The True Measure of Ministry

Jan 26 2024 - Eric Buresh

Newsflash -- I sin way more frequently than I’d like and generally act the fool in the process. On the upside, I do try very hard to learn from my sins, to not repeat them, and to share with others what I’ve learned so that they can avoid my failures. So, here’s another one . . . 

Recently, the Lord laid on my heart to mediate a conflict that I had seen brewing between a brother and sister in Christ, and that was growing more acrimonious by the day. I was not looking for conflict, of course, but this was a dispute that was within my sphere of influence and concern, and the Spirit had made it clear to me multiple ways that I needed to step in. The Spirit also had repeatedly confirmed how He wanted me to address this conflict. He had given me a clear picture of gentle questions, patient inquiries, and -- over time -- confession and restoration. The Spirit was letting me know to expect a slow process. 

Well, who has time for that approach!?! Apparently, not me. I did step in to resolve the conflict as the Spirit had led, but I did it the way I wanted. A little arm twisting, a few references to Biblical commands, and a little direct talk about what I expected to see happen, and “bada bing, bada boom,” problem solved.

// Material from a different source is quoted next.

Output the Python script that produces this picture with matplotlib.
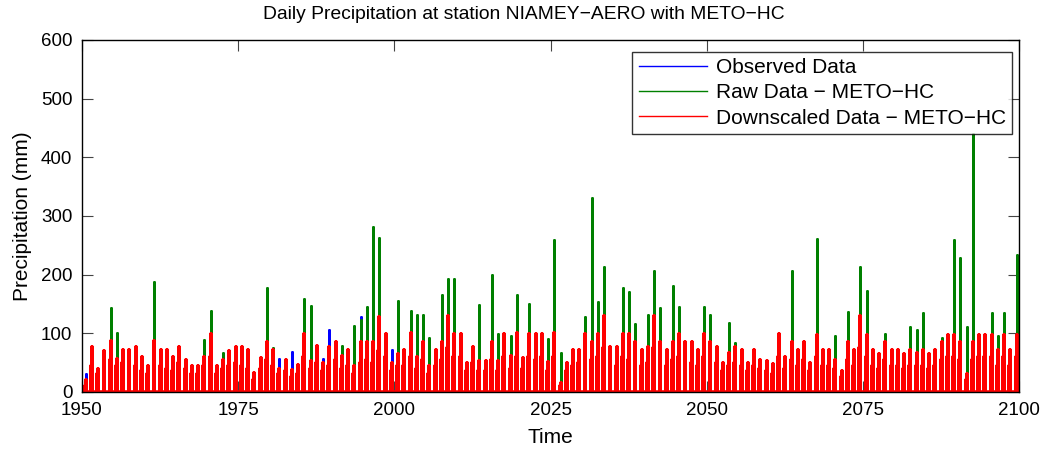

Really, I think it was. To the credit of my brother and sister, they received the rebuke, apologized to each other, and as best I could tell by outward appearances, the conflict evaporated and they committed to functioning well together again. 

The next day, I’m sitting with the Word and praying. I thanked God that the conflict was resolved, and for leading me to be an instrument in that resolution, and I pretty much expected to hear a “well done” in return. Instead, my heart and mind instantly became unsettled. I bowed my head lower and simply asked, “What?” And here is what I heard: “Eric, you did what I asked, but you didn’t do it how I asked. Your brother and sister saw you act. You didn’t let them see Me act.” Pause. Realization. Pause. “Eric, you acted just like Moses.” Pause. Confusion. Pause. 

The conversation wasn’t over yet, but my Father gave me a moment to catch up. I let my mind run through the stories of Moses, and it didn’t take me long to realize the Spirit was saying that I had acted like Moses with the rock in Numbers 20:1-13. God told Moses to talk to the rock and He would bring forth water. Instead, Moses struck the rock aggressively. Water flowed, but because Moses put on a show himself, he did not make God the focus before the people, and God disciplined Moses because he was not faithful to God’s instructions. Moses did it his way. 

I did act just like Moses. I did it my way. “I’m sorry Father. What now? Am I going to be disciplined like Moses?” I listened: “Eric, just learn from this moment. I forgave your sin before you even did it.” Yes, that’s right!   

I did learn, and here is my conclusion: the true measure of ministry has nothing to do with apparent success. For Moses, water flowed. For me, reconciliation occurred. Both looked like success. Yet, both Moses and I were failures in that moment of our ministries because the true measure of ministry is how faithful we are to God’s Word and the Spirit’s leading. The end does not justify the means. Faithfulness matters.